■ **INSTRUCTIONS FOR THE TASK**: Across the data below, how many lines hold "this"? Answer with that number and nothing else.

Plotting code records

● ● ● ● ●

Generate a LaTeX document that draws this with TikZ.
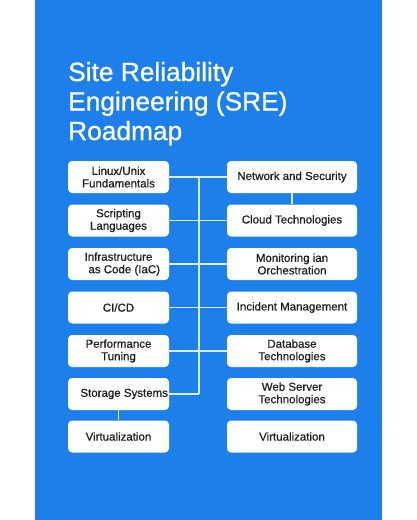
\documentclass[tikz,border=0pt]{standalone}
\usepackage{fontspec}
\setmainfont{Liberation Sans}
\newfontfamily\titlefont{Liberation Sans}[FakeBold=0.9]
\newfontfamily\boxfont{Liberation Sans}[FakeBold=0.5]
\definecolor{bgblue}{HTML}{1D80EA}
\definecolor{linec}{HTML}{D6F0FF}
\definecolor{txt}{HTML}{1E1E1E}
\begin{document}
\begin{tikzpicture}[x=1pt,y=-1pt,
  box/.style={draw=none,fill=white,rounded corners=4pt,minimum height=32pt,
    align=center,text=txt,font=\boxfont\fontsize{11.5}{12.5}\selectfont,inner sep=1pt},
  lbox/.style={box,minimum width=101pt},
  rbox/.style={box,minimum width=130pt},
  conn/.style={draw=linec,line width=1.4pt}]
\useasboundingbox (0,0) rectangle (417,520);
\fill[white] (0,0) rectangle (417,520);
\fill[bgblue] (35,0) rectangle (382,520);
\node[anchor=base west,text=white,font=\titlefont\fontsize{26.3}{29.5}\selectfont,align=left,inner sep=0pt] (title) at (68,140)
  {Site Reliability\\Engineering (SRE)\\Roadmap};
\coordinate (vtop) at (199,177);
\coordinate (vbot) at (199,394);
\node[lbox] (L1) at (118.5,177) {Linux/Unix\\Fundamentals};
\node[lbox] (L2) at (118.5,220.5) {Scripting\\Languages};
\node[lbox] (L3) at (118.5,264) {Infrastructure\\\hspace*{1em}as Code (IaC)};
\node[lbox] (L4) at (118.5,307.5) {CI/CD};
\node[lbox] (L5) at (118.5,351) {Performance\\Tuning};
\node[lbox] (L6) at (118.5,394) {\makebox[99pt][r]{Storage Systems}};
\node[lbox] (L7) at (118.5,436.5) {Virtualization};
\node[rbox] (R1) at (292,177) {Network and Security};
\node[rbox] (R2) at (292,220.5) {Cloud Technologies};
\node[rbox] (R3) at (292,264) {Monitoring ian\\Orchestration};
\node[rbox] (R4) at (292,307.5) {Incident Management};
\node[rbox] (R5) at (292,351) {Database\\Technologies};
\node[rbox] (R6) at (292,394) {Web Server\\Technologies};
\node[rbox] (R7) at (292,436.5) {Virtualization};
\draw[conn] (vtop) -- (vbot);
\draw[conn] (L1) -- (R1);
\draw[conn] (L2) -- (R2);
\draw[conn] (L3) -- (R3);
\draw[conn] (L4) -- (R4);
\draw[conn] (L5) -- (R5);
\draw[conn] (L6) -- (vbot);
\draw[conn] (R1) -- (R2);
\draw[conn] (L6) -- (L7);
\end{tikzpicture}
\end{document}
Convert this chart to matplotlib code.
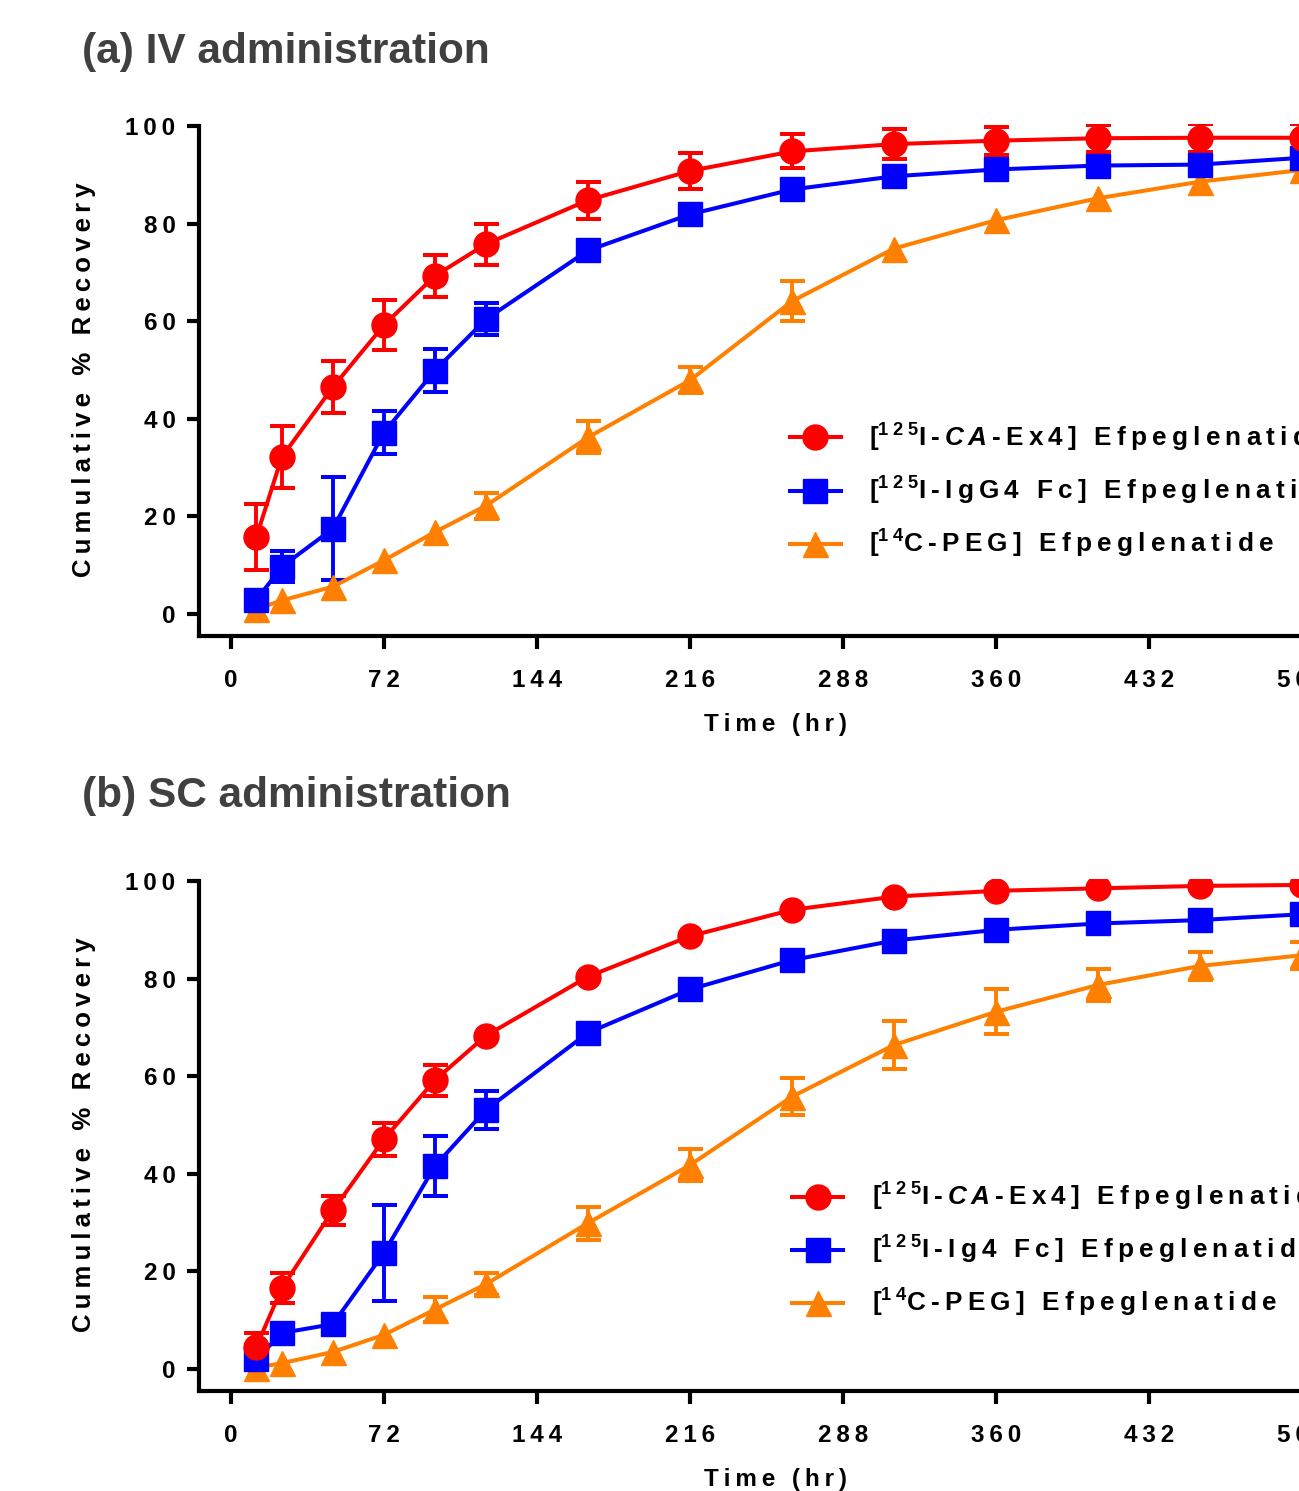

● ● ● ● ●

■ **TASK SOLUTION**: 2